Waking up in Vlore‘s pleasant Lux Hotel we could see the town coming to life as we got ready to go through for breakfast which was the typically Albanian bread-heavy affair but nice enough washed down with peppermint tea and orange juice.
Given that we’d discovered what scheduled transport there is in Albania tends to leave early in the day we thought we should be out and about fairly soon. Checking with the staff at reception we were told that some buses left outside another hotel nearby but they had no idea when. Grabbing the rucksacks we headed off to the tourist information office to check.
Asking the woman who worked there if she spoke some English we got a hearty yes. Sadly that and ‘No bus Sarandë. Morrow! Morrow!’ was about the limit of her command of the language. Somewhat discouraged we wandered down to the hotel the buses were meant to leave from anyway dodging the hosts of insistent taxi drivers (another annoying feature of Albanian life) who are in your face everywhere you go in this country. We saw a minibus arriving from Sarandë and asked the driver when the return journey was. It didn’t leave until 2pm so we had a few hours to kill but at least we could relax safe in the knowledge that we would at least get there and it was pretty cheap at about €7.
Unfortunately we had rucksacks to drag about all day so we wouldn’t be doing too much exploring. We sat at the hotel bar and had a soft drink before setting off to find an internet café to pass some time. Having walked past a few of them on the rucksack-free previous day we couldn’t find one now we were hauling all our worldly possessions around on our backs in the growing heat. Typical! Eventually we stumbled across one when we stopped to get another drink and managed to pass a couple of hours reconnecting with the world. It’s amazing how cut-off you can become due to linguistic isolation.
Eventually two o’clock got nearer and we boarded our minibus and set off for Sarandë. I wasn’t really prepared for how crazy this journey was going to be. We passed some fairly pleasant farming land with mountains in the distance before I came to the realisation that we were actually going over the mountains.
The road wasn’t in the best condition in places, indeed on more than one occasion we had to slow down to cross areas without tarmac where landslides had more or less broken the road in two. All the time we were climbing higher through a series of hairpin bends through some beautiful pine-forested mountain slopes with the occasional glimpse of the valleys below.
That was fine until we came to the top of the pass. All of a sudden the trees disappeared and all that could be seen was a tiny ribbon of tarmac zig-zagging down the mountainside towards the coast and some toy villages about a kilometre below. It was at this point that Captain Acrophobic nearly re-enacted the Durrës incident, this time providing my own props!
Our driver seemed relieved that the climb was over and hit the accelerator like a lead-footed madman which did nothing for my feelings of personal safety.

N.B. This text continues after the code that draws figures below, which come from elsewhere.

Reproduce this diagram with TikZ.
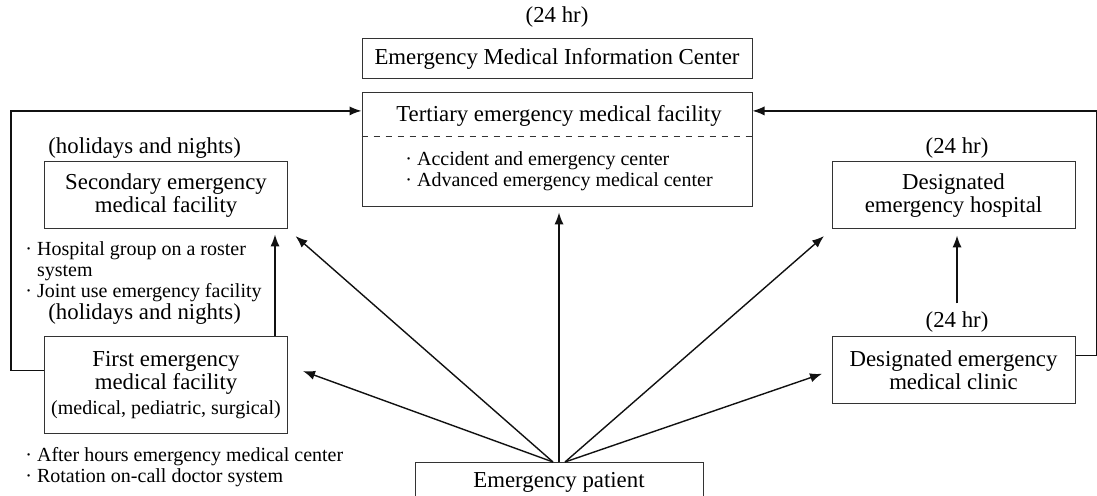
\documentclass[tikz,border=0pt]{standalone}
\usepackage{fontspec}
\setmainfont{Liberation Serif}
\usetikzlibrary{positioning, calc, arrows.meta}
\definecolor{LineDark}{HTML}{111111}
\definecolor{BoxEdge} {HTML}{333333}

\tikzset{
  box/.style={draw=BoxEdge, line width=0.5pt, inner sep=0pt, align=center,
              minimum width=121.5pt, minimum height=33.5pt,
              font=\fontsize{11.4}{11.6}\selectfont},
  tag/.style={inner sep=0pt, font=\fontsize{11.4}{12}\selectfont},
  note/.style={inner sep=0pt, align=left, font=\fontsize{10}{10.6}\selectfont},
  arr/.style={draw=LineDark, line width=0.7pt, -{Latex[length=6pt,width=4.6pt]}},
}

\begin{document}
\begin{tikzpicture}[x=0.5pt, y=-0.5pt]
  \clip (0,0) rectangle (1097,496);

  % information center and tertiary level
  \node[tag] (hrtop) at (557,17) {(24 hr)};
  \node[box, minimum width=195pt, minimum height=20pt] (emic) at (557,59)
    {Emergency Medical Information Center};
  \node[box, minimum width=195pt, minimum height=57pt] (tert) at (557,150) {};
  \node[tag] (terttl) at (559,116) {Tertiary emergency medical facility};
  \draw[dashed, BoxEdge, line width=0.5pt]
    ($(tert.north west)!0.386!(tert.south west)$) -- ($(tert.north east)!0.386!(tert.south east)$);
  \node[note, anchor=west] (tertls) at (405,171.5)
    {· Accident and emergency center\\· Advanced emergency medical center};

  % secondary and first level (left)
  \node[tag, anchor=west] (secnt) at (48,148) {(holidays and nights)};
  \node[box] (sec) at (166,195.5) {Secondary emergency\\medical facility};
  \node[note, anchor=north west] (secls) at (25,241)
    {· Hospital group on a roster\\\phantom{· }system\\· Joint use emergency facility};
  \node[tag, anchor=west] (firnt) at (48,314) {(holidays and nights)};
  \node[box, minimum height=48pt] (first) at (166,385)
    {First emergency\\medical facility\\[1pt]{\fontsize{10}{11}\selectfont(medical, pediatric, surgical)}};
  \node[note, anchor=north west] (firls) at (25,447)
    {· After hours emergency medical center\\· Rotation on-call doctor system};

  % designated hospital and clinic (right)
  \node[tag] (hrhosp) at (957,148) {(24 hr)};
  \node[box] (hosp) at (953.5,195.5) {Designated\\emergency hospital};
  \node[tag] (hrclin) at (957,322) {(24 hr)};
  \node[box] (clin) at (953.5,370.5) {Designated emergency\\medical clinic};

  % patient, runs off the bottom edge
  \node[box, minimum width=144pt, minimum height=20pt, anchor=north] (pat) at (559,462)
    {Emergency patient};

  % fan of arrows out of the patient box
  \draw[arr, shorten >=8pt] ($(pat.north)+(-6,0)$) -- ($(first.north east)!0.3!(first.south east)$);
  \draw[arr, shorten >=5pt] ($(pat.north)+(-6,0)$) -- (sec.south east);
  \draw[arr, shorten >=2.5pt] (pat.north) -- (pat.north |- tert.south);
  \draw[arr, shorten >=5pt] ($(pat.north)+(6,0)$) -- (hosp.south west);
  \draw[arr, shorten >=5pt] ($(pat.north)+(6,0)$) -- (clin.west);

  % upward links
  \draw[arr, shorten >=2.5pt] ($(first.north east)+(-13,0)$) -- ($(sec.south east)+(-13,0)$);
  \draw[arr, shorten <=4pt, shorten >=3pt] (hrclin.north) -- (hrclin.north |- hosp.south);

  % side loops into the tertiary box
  \coordinate (tl) at ($(tert.north west)!0.16!(tert.south west)$);
  \coordinate (tr) at ($(tert.north east)!0.16!(tert.south east)$);
  \draw[arr] ($(first.north west)!0.35!(first.south west)$) -- ++(-33,0) |- (tl);
  \draw[arr] ($(clin.north east)!0.28!(clin.south east)$) -- ++(21,0) |- (tr);
\end{tikzpicture}
\end{document}
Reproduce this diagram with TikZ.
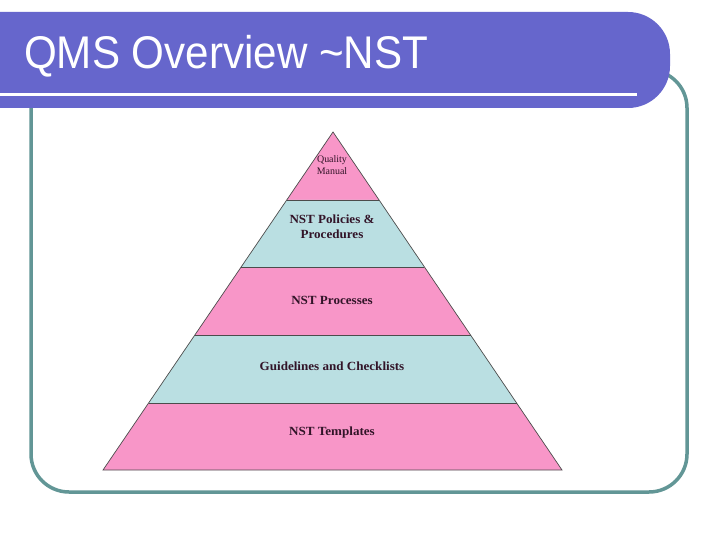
\documentclass[tikz,border=0pt]{standalone}
\usepackage{fontspec}
\setmainfont{Liberation Serif}
\newfontfamily\titlefont{Liberation Sans}
\definecolor{barblue}{RGB}{102,102,204}
\definecolor{frameteal}{RGB}{98,150,150}
\definecolor{pyrpink}{RGB}{248,150,200}
\definecolor{pyrblue}{RGB}{186,223,226}
\definecolor{txtdark}{RGB}{50,20,40}
\tikzset{
  band/.style={draw=black!70, line width=0.7bp},
  lbl/.style={font=\fontsize{12.5}{15}\selectfont\bfseries, text=txtdark, align=center, inner sep=0pt, xscale=1.05},
  smalllbl/.style={font=\fontsize{10}{12}\selectfont, text=txtdark, align=center, inner sep=0pt}
}
\begin{document}
\begin{tikzpicture}[x=1bp,y=-1bp]
\useasboundingbox[fill=white] (0,0) rectangle (720,540);
% frame
\draw[frameteal, line width=3.5bp, rounded corners=38bp] (31,70) rectangle (687,492);
% title bar
\fill[barblue, rounded corners=42bp] (-50,12) rectangle (670,108);
\fill[barblue] (0,12) rectangle (100,108);
\draw[white, line width=3bp] (0,95) -- (637,95);
\node[anchor=west, text=white, font=\titlefont\fontsize{46}{50}\selectfont, inner sep=0pt, xscale=0.92] (title) at (24,56) {QMS Overview \textasciitilde NST};
% pyramid
\coordinate (apex) at (333,132);
\coordinate (bl) at (103,470);
\coordinate (br) at (562,470);
\def\lx#1{333-(#1-132)*0.68047}
\def\rx#1{333+(#1-132)*0.6775}
\fill[pyrpink] (apex) -- ({\lx{200}},200) -- ({\rx{200}},200) -- cycle;
\fill[pyrblue] ({\lx{200}},200) -- ({\lx{267}},267) -- ({\rx{267}},267) -- ({\rx{200}},200) -- cycle;
\fill[pyrpink] ({\lx{267}},267) -- ({\lx{335}},335) -- ({\rx{335}},335) -- ({\rx{267}},267) -- cycle;
\fill[pyrblue] ({\lx{335}},335) -- ({\lx{403}},403) -- ({\rx{403}},403) -- ({\rx{335}},335) -- cycle;
\fill[pyrpink] ({\lx{403}},403) -- (bl) -- (br) -- ({\rx{403}},403) -- cycle;
\draw[band] (apex) -- (bl) -- (br) -- cycle;
\foreach \y in {200,267,335,403} \draw[band] ({\lx{\y}},\y) -- ({\rx{\y}},\y);
\node[smalllbl] (qm) at (332,165) {Quality\\Manual};
\node[lbl] (pol) at (332,227) {NST Policies \&\\Procedures};
\node[lbl] (proc) at (332,300) {NST Processes};
\node[lbl] (guide) at (332,366) {Guidelines and Checklists};
\node[lbl] (tmpl) at (332,433) {NST Templates};
\end{tikzpicture}
\end{document}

The seemingly endless descent was broken when we stopped at a mountain village for a brief break. Long enough for me to have about five ciggies to calm myself down before we were all aboard the adrenalin special for more daredevil driving.
Finally we completed our journey with a descent into Sarandë and it was great to get our feet back on terra firma. We grabbed a taxi to our hotel, checked in and set out to take a look around the town.
Due to our late start it was evening already as we walked back towards the centre of the town but the seaviews across to Corfu and the picturesque setting of Sarandë were lovely.
Coming down into the centre of town we found the typical Albanian evening promenade under way. The promenade along the coast was thronged with people going to and from restaurants and bars and looking at the goods on display at the many market stalls selling souvenirs, jewellery and craft goods of all descriptions.
Sarandë is a town which has seen significant expansion in recent years but also one which has retained some of its older buildings and its character which makes it a huge improvement on Durrës and gives it a more ‘genuine’ character than Vlore. We shared a pizza in a small seafront restaurant before checking out some of the market stalls and buying a couple of souvenirs for the kids back home. After this we checked out the transport to Greece the following day and booked a couple of seats on an early bus to Ioannina. We would’ve liked to have spent more time in Sarandë but this just wasn’t possible during our all-too-short trip.
We wandered back to our hotel later in the evening grabbing a few beers and Smirnoff Ices on the way and chilled on the balcony before our trip over the border the following day.